Nem a mulher nua, lindamente esculpida em bronze, enfeitando com os seus seios-laranja o famigerado “Largo da Pouca Vergonha”, afugentou os bienos mais conservadores que foram assistir a publicação do romance "O Relógio do Velho Trinta" e a premiação da corrida de atletismo alusiva ao 89º aniversário da cidade do Kuito. Todas as idades estiveram no largo, agora rebaptizado, pelo menos oficialmente, por Espelho d´Água.

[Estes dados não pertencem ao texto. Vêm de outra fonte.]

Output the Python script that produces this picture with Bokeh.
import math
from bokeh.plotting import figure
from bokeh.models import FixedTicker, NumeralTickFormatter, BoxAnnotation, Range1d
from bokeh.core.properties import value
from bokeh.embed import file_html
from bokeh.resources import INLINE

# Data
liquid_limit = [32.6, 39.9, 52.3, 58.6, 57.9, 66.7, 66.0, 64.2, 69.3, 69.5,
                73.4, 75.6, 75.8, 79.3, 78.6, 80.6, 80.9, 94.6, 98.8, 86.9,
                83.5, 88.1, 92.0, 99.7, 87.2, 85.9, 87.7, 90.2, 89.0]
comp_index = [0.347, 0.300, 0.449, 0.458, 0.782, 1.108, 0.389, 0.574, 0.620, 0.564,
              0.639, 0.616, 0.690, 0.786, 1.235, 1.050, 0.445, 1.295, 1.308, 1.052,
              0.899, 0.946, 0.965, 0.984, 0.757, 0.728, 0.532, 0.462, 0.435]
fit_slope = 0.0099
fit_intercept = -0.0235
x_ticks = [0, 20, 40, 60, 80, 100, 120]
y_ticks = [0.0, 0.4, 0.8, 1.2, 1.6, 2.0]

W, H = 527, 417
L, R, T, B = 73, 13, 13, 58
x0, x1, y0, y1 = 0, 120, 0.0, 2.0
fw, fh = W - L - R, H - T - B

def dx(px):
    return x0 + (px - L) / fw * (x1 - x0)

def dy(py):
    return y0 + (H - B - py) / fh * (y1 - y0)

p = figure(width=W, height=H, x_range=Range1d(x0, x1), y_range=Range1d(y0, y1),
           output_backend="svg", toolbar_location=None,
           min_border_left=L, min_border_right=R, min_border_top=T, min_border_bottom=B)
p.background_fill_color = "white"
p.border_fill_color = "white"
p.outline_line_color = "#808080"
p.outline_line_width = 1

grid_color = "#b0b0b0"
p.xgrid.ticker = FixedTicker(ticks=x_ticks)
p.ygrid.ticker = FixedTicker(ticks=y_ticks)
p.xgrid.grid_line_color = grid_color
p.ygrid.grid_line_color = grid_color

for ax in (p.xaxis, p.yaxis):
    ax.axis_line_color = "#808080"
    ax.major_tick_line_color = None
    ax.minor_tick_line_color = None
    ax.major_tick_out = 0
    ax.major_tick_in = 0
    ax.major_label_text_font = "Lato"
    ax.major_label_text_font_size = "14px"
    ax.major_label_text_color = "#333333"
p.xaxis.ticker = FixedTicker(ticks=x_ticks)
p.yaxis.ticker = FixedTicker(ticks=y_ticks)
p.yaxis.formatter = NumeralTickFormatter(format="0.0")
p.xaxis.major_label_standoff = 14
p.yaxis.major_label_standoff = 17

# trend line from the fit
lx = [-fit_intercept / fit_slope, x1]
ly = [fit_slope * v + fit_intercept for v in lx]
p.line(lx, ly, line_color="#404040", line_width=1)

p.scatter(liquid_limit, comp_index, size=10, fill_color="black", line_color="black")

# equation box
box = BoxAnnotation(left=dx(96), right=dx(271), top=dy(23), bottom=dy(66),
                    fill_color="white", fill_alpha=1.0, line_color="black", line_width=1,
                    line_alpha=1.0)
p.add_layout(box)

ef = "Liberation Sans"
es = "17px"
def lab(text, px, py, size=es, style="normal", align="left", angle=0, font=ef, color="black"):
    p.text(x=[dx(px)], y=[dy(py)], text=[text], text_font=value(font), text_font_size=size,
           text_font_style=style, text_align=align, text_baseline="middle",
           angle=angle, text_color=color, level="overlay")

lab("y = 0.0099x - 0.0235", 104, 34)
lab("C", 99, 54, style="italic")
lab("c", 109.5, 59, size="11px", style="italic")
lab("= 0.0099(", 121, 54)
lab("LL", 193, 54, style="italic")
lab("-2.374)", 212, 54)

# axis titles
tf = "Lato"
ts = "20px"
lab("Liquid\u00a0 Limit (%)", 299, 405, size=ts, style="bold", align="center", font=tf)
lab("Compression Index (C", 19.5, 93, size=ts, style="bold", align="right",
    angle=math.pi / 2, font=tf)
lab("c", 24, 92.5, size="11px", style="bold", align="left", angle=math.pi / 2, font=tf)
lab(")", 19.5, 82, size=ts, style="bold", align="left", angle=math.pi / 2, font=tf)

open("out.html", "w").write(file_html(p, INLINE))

Os jovens perdedores da corrida xingaram a organização pelo fraquejar de suas próprias pernas enquanto os vencedores nas distintas categorias tiveram felicidade a dobrar: o prémio foi pecuniário e, aí mesmo, perante “O Relógio do Velho Trinta”, não tiveram como não fazer gosto à leitura. Acederam ao convite formulado por Álvaro Alves, jovem poeta do Bié que lera o romance de véspera, e fizeram uma fila para o livro e a dedicatória.

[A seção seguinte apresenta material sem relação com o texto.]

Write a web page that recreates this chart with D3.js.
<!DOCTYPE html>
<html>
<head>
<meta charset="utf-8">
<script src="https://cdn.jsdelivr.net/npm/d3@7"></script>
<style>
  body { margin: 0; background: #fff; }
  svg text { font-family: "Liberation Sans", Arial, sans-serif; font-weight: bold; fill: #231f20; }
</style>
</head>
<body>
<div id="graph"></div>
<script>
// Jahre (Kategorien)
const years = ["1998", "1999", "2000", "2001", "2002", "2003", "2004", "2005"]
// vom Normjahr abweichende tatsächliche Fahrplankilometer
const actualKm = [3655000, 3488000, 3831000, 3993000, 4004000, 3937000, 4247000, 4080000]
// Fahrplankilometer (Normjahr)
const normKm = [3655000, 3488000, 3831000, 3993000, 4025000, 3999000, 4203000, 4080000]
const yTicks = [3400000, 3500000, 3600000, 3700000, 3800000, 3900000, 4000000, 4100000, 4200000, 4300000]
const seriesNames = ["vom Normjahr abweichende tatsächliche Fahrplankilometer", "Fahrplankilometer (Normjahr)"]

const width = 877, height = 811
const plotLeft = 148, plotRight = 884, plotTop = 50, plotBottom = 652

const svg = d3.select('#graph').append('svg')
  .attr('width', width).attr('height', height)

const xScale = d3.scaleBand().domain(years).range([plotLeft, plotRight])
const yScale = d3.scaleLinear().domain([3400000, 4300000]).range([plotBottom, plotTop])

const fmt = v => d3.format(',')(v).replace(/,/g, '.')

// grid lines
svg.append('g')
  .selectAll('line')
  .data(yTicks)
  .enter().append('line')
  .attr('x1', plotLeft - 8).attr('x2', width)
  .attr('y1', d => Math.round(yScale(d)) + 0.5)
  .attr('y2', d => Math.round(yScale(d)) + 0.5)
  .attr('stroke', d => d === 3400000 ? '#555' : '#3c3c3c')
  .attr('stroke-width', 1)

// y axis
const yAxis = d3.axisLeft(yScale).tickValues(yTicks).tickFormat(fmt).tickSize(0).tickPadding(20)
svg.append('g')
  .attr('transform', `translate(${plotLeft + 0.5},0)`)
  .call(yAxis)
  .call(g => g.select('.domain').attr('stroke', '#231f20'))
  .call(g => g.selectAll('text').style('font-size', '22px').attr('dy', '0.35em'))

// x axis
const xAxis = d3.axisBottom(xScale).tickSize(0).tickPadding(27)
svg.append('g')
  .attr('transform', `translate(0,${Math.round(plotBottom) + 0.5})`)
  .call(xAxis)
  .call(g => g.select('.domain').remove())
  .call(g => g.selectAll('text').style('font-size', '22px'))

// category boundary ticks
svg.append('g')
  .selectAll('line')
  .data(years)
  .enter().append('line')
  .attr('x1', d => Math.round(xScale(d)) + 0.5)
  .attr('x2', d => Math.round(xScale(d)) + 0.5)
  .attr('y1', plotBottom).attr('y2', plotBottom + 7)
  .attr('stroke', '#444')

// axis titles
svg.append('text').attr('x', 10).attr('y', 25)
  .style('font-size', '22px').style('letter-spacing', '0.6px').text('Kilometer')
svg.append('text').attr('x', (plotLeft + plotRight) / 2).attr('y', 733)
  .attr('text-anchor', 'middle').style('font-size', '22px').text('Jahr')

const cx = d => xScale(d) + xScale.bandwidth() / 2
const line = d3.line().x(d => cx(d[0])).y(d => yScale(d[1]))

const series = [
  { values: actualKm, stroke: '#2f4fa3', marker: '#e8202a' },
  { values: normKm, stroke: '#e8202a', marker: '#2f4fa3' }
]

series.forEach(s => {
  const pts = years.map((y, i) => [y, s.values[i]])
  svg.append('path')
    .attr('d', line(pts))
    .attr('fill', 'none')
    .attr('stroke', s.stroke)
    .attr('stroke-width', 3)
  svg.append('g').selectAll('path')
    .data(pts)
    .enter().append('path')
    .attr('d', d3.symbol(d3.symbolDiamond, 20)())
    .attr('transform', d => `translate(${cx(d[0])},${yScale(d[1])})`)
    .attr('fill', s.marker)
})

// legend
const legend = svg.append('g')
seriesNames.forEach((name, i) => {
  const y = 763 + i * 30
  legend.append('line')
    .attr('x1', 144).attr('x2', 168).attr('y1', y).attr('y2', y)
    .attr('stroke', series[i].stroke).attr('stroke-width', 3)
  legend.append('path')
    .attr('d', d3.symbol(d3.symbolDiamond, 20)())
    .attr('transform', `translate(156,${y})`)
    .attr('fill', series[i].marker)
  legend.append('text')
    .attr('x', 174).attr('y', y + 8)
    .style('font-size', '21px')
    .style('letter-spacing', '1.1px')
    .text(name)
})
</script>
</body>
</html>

- Soberano Canhanga traz a vida nas nossas embalas, nas vilas e nas cidades. Retrata a dureza da vida na tropa e nas cidades fustigadas pela guerra, como foi a nossa. Escreve sobre o ‘salve-se quem puder’ que assolou e assola ainda a nossa sociedade. Reporta-nos sobre o negócio com os mortos ou a alegria com suporte em tristezas alheias... O nosso autor convidado às festas do Bié, traz-nos também a realização de dois: o primeiro é o seu que consiste em homenagear um colega finado. O segundo é do personagem Clovis que sonha, escreve e publica um livro… Espero que leiam e sigam o conselho de Clovis que nos apela no fim da obra em presença que “Álcool só na ferida!” - Concluiu o também director provincial da Cultura, na presença do vice-governador para a esfera política e social, Carlos Ulombe da Silva.
- Wiñi wo Vye kalungi! - Saudei ao que em coro a multidão respondeu:
- Kuku!
- Vim cumprir o que prometi aos bienos e ao governo da província que co-patrocinou o meu livro. Ele reporta, de forma ficcionada, tudo aquilo que acabou de dizer o amigo Alves. Tem muito mais. Tem também ideias, experiências e conselhos para que possamos fazer mais do que aquilo que estão a fazer hoje os nossos mais velhos. Temos de ler muito. Ler livros académicos, lúdicos, filosóficos, religiosos, etc. Quem lê transfigura-se. Aprende sempre alguma coisa e isso fá-lo tornar-se pessoa diferente.
Mais do que vender livros vim fazer amizades e fazer novos leitores. Muito obrigado ao governo, muito obrigado aos bienos. Ndapandula Ciwa! – Despedi-me para atender os potenciais leitores, já fartos da manhã de sol ardente.
Perto de cinco dezenas de assinaturas e dedicatórias, entre vendas e ofertas. Antes de arrumar as caixas, o director da cultura faz outro apelo.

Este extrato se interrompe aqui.